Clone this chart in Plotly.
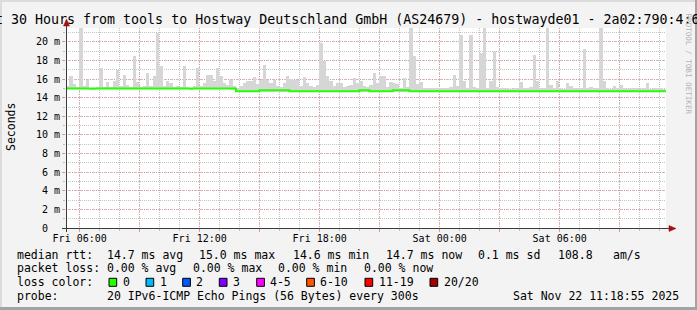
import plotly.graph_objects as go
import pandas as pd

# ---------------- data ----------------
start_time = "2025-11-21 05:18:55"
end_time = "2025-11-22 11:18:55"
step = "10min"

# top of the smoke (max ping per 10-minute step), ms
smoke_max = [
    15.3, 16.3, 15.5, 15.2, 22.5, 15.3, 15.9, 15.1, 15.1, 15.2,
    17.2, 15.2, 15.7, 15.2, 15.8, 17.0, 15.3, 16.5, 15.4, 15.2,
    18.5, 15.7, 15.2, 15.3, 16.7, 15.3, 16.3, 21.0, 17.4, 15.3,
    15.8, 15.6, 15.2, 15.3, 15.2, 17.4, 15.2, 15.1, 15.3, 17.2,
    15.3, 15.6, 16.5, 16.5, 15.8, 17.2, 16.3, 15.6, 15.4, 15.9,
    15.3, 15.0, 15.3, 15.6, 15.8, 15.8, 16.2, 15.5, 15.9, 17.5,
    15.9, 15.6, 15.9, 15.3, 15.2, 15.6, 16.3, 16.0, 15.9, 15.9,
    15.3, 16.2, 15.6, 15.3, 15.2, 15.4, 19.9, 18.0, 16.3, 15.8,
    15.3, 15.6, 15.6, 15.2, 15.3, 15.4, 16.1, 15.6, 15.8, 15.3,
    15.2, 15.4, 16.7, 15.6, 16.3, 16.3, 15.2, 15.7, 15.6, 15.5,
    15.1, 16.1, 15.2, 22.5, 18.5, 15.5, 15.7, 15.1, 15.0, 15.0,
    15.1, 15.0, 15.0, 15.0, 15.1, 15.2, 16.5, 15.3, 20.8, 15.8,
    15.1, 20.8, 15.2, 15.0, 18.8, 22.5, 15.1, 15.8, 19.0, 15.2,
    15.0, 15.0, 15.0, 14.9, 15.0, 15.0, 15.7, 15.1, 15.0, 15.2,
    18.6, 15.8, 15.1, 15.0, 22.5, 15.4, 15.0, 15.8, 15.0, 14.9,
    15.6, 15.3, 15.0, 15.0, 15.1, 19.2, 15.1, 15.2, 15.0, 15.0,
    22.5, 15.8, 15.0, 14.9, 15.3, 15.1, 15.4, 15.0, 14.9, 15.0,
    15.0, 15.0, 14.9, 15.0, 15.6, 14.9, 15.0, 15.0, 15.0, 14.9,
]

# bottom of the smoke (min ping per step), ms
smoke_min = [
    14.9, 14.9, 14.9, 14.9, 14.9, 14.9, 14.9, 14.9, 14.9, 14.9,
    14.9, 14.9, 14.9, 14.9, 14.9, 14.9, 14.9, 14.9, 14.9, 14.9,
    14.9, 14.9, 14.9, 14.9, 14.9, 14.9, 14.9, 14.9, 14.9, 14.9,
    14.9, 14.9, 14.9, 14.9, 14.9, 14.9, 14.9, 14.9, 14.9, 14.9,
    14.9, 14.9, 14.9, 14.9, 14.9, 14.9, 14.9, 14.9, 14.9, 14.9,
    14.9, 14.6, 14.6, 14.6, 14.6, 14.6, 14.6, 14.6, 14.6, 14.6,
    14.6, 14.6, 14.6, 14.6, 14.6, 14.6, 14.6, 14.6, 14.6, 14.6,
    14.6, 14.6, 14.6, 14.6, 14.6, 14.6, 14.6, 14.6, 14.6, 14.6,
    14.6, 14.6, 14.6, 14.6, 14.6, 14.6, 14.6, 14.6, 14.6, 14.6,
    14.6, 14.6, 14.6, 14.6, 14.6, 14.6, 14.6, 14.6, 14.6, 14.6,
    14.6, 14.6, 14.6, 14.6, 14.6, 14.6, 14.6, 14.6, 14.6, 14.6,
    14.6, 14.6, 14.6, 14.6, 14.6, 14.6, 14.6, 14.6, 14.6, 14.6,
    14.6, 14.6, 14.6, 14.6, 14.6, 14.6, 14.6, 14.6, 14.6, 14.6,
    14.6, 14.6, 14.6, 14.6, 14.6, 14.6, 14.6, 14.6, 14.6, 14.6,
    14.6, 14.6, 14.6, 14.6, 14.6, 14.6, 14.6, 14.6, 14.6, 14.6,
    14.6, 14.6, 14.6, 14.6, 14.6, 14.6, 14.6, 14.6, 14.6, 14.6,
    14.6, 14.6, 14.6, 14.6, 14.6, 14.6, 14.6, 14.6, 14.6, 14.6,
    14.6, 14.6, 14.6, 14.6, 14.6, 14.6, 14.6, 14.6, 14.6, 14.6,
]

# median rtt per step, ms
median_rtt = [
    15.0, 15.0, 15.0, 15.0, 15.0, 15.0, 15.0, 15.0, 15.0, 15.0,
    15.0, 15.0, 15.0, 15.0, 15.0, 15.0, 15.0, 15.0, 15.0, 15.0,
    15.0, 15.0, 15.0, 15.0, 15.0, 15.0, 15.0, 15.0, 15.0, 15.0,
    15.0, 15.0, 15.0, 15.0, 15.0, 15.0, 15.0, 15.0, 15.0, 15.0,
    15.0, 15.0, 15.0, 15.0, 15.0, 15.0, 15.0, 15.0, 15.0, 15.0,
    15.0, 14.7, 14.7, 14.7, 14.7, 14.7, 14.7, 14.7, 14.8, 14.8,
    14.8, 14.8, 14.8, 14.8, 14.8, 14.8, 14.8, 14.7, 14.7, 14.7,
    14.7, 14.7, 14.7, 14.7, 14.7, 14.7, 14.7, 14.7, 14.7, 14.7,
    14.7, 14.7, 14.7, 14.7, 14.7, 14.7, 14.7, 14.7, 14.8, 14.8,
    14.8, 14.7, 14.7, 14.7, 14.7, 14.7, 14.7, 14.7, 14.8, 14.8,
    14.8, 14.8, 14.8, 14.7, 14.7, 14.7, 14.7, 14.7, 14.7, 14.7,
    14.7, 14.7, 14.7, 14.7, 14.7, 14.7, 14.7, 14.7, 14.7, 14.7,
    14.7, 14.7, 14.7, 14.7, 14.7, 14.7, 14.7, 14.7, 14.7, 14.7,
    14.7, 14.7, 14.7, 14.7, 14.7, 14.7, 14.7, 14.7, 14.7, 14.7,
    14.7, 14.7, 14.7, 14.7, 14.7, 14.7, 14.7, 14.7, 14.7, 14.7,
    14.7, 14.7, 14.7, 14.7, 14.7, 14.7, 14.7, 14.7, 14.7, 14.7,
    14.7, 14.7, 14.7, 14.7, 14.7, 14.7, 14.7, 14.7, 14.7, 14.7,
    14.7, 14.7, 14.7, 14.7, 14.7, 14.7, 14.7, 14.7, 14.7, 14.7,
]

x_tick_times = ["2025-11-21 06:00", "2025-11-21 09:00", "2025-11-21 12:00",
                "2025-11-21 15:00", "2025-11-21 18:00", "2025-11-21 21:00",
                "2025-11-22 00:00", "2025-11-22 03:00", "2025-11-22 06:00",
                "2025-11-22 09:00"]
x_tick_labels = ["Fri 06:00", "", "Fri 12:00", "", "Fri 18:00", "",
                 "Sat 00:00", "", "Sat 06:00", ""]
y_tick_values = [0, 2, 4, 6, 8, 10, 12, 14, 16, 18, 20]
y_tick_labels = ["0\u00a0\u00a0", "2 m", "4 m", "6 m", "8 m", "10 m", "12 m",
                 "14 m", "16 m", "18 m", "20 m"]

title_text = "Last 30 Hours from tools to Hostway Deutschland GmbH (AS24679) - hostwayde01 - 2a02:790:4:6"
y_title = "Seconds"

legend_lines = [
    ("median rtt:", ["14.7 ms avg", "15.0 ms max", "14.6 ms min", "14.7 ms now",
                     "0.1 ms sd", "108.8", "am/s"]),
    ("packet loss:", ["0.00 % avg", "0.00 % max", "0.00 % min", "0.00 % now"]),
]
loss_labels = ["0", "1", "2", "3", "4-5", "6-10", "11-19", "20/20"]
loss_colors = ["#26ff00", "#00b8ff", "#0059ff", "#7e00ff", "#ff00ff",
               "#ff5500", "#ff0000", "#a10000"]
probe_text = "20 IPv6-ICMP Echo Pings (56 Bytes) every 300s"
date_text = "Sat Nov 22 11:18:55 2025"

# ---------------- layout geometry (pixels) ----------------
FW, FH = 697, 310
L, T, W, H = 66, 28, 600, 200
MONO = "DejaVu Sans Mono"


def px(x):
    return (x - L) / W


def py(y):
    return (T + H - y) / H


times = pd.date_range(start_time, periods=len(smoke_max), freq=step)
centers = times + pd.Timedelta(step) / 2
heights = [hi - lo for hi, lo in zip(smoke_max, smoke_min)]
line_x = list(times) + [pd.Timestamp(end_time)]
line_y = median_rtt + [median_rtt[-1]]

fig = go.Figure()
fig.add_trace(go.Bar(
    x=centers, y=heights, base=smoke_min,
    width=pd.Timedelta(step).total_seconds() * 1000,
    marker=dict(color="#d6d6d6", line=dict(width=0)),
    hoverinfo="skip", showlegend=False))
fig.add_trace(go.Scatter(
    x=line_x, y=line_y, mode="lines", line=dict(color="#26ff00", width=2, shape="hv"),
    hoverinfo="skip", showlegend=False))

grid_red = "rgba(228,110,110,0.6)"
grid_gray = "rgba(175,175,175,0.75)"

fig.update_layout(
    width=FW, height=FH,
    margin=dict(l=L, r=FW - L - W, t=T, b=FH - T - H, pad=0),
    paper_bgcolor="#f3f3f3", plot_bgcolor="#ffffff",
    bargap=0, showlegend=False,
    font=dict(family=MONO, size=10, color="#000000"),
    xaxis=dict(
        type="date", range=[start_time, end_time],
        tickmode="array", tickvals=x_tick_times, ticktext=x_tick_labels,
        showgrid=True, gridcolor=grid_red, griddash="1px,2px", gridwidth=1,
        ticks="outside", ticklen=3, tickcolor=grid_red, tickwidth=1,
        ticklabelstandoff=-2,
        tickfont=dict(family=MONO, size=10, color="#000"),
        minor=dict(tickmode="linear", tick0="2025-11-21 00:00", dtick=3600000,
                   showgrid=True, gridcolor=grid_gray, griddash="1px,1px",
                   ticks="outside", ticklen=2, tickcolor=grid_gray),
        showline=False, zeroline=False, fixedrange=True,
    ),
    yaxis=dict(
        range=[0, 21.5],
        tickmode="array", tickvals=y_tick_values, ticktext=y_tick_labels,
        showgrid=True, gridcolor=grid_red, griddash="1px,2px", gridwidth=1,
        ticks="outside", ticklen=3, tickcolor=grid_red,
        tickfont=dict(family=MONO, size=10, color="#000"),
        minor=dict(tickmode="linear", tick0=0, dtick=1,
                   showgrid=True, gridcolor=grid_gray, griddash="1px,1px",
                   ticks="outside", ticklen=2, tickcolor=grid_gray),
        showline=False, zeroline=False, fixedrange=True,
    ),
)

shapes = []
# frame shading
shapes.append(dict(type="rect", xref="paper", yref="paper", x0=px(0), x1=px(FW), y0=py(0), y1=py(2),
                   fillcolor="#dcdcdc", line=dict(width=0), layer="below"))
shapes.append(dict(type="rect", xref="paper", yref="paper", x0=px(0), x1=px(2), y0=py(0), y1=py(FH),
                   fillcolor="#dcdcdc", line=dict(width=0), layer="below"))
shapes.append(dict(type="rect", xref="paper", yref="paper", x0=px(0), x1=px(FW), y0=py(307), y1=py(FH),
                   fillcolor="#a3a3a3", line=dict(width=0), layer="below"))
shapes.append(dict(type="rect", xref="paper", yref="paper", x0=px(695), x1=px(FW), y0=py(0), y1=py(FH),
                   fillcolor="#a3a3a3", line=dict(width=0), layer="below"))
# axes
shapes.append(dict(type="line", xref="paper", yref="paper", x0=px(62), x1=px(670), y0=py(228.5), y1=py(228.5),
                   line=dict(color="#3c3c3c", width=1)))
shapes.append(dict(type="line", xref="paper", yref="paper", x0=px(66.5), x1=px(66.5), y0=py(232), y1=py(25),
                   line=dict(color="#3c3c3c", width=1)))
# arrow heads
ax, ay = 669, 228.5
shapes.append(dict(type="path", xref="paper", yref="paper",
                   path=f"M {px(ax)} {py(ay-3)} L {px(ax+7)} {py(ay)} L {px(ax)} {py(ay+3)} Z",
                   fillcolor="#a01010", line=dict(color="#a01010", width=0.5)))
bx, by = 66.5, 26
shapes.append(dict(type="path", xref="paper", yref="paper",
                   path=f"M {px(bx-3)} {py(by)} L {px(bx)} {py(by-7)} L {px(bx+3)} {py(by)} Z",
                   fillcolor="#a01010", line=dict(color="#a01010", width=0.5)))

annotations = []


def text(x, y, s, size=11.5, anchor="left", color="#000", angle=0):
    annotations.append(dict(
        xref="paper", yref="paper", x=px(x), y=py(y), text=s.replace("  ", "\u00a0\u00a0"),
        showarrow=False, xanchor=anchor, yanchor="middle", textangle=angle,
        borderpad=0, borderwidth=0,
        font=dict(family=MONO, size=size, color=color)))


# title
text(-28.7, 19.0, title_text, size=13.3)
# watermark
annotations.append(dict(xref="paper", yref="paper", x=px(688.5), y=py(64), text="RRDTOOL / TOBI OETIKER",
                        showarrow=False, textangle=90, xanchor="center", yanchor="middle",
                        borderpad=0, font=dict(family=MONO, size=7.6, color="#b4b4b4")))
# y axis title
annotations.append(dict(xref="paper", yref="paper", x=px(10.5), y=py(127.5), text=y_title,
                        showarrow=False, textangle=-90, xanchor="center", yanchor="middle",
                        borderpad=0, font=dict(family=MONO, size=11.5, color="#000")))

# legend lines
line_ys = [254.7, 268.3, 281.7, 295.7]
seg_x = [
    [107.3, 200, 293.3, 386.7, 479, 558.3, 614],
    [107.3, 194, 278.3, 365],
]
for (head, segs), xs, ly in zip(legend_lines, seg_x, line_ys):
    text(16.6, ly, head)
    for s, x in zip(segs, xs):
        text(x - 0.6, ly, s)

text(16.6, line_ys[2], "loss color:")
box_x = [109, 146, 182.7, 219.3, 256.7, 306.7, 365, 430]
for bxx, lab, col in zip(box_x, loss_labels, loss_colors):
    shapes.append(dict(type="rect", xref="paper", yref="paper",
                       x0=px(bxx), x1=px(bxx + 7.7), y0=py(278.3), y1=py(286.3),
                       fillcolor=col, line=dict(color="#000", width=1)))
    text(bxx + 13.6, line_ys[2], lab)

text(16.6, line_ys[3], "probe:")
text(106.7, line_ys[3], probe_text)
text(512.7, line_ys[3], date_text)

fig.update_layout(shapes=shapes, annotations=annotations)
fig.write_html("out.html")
---
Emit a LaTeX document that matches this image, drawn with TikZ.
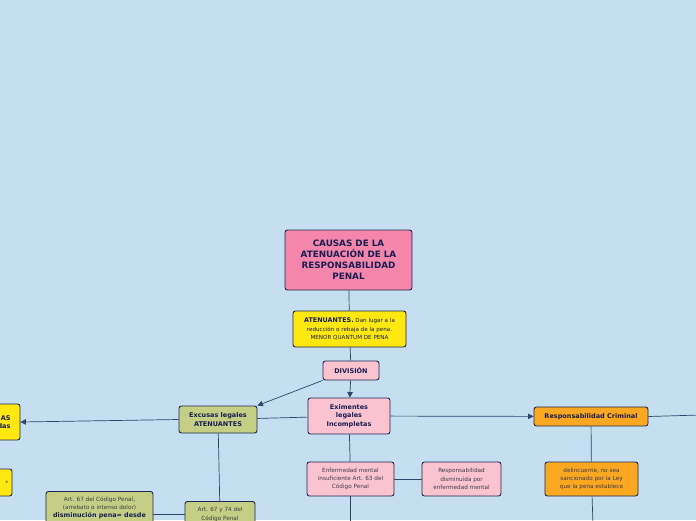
* * *
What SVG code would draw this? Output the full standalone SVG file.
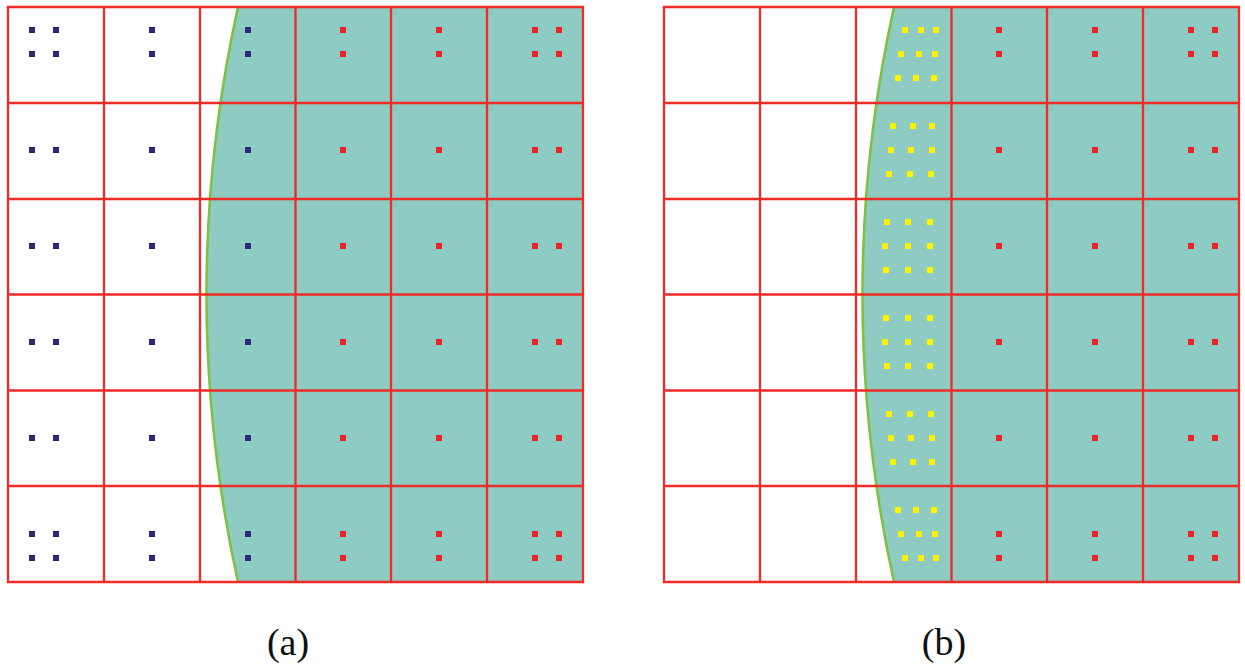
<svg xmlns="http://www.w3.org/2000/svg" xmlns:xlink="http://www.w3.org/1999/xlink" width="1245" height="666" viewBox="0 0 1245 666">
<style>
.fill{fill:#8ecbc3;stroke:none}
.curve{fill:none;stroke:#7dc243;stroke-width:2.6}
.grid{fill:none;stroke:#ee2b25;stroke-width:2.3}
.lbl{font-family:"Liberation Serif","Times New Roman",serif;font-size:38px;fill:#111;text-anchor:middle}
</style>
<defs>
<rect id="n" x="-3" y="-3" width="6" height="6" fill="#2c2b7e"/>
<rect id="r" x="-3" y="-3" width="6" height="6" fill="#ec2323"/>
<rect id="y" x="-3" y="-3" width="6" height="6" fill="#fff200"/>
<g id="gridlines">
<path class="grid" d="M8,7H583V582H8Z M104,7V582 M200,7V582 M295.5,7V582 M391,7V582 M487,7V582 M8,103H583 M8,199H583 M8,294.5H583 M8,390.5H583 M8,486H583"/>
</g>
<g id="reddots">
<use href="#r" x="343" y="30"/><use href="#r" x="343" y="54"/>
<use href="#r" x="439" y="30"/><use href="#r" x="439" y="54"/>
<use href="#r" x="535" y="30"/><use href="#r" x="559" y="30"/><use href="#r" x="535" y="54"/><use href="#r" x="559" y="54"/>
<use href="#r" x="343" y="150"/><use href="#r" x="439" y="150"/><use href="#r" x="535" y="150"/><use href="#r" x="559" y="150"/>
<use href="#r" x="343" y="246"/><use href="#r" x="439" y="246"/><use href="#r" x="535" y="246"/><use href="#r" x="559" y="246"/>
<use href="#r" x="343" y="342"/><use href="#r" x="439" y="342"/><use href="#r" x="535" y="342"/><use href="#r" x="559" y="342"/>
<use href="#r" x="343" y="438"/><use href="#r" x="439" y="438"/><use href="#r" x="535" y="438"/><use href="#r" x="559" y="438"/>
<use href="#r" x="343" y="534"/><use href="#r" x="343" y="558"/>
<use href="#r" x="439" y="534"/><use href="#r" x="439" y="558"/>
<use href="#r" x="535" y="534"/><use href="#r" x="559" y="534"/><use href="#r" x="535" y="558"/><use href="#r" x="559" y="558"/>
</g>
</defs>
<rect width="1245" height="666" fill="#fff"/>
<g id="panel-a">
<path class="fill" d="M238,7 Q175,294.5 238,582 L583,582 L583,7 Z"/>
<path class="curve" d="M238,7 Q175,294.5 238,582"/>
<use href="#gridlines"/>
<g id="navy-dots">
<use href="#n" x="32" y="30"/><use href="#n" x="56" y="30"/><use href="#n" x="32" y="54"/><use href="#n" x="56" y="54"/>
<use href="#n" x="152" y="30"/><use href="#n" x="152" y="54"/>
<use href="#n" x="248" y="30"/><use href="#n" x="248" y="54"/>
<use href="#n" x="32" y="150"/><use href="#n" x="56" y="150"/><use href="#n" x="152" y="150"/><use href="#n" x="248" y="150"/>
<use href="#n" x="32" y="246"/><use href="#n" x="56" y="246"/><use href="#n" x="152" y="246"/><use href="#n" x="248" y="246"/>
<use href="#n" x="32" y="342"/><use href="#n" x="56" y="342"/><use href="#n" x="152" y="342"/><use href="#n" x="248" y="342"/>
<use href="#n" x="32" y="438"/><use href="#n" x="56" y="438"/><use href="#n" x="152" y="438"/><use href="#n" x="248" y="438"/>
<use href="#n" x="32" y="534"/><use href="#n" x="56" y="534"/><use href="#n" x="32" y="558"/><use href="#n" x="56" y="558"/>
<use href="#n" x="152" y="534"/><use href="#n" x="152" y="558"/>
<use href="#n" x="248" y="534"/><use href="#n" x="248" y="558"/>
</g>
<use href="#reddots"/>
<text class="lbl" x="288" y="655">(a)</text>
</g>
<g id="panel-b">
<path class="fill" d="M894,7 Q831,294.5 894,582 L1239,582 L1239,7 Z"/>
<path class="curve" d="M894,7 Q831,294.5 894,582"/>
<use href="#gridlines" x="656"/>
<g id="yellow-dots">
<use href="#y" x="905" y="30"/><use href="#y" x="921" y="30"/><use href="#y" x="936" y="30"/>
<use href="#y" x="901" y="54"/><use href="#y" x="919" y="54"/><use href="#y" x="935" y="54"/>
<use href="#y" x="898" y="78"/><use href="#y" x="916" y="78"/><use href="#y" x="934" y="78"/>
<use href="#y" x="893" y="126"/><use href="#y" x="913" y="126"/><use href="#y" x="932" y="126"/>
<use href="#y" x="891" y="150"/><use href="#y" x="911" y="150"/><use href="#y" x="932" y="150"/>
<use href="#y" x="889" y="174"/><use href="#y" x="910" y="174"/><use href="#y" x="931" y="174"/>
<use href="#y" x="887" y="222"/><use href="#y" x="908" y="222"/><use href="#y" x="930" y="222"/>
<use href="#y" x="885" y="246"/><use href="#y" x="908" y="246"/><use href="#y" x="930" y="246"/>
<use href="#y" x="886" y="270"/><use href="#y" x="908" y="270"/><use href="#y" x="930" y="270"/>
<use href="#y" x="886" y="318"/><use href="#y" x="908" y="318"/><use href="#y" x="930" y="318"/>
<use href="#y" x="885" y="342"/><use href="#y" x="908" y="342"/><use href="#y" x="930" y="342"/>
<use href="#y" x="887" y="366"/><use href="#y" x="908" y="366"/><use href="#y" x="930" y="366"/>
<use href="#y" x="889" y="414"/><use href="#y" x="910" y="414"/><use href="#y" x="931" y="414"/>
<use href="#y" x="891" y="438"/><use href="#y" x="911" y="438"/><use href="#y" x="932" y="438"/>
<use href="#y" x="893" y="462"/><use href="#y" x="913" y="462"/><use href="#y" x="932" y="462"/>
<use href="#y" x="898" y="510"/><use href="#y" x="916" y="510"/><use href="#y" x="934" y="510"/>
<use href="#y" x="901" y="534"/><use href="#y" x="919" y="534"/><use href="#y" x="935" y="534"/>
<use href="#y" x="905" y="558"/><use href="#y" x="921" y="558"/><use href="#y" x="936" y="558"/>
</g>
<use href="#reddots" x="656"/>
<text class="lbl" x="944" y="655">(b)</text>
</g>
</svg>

▸ **TASK TO COMPLETE**
Give the number of lines in the entries above that include the string "this". No other output is expected.

▸ **SOLUTION**
3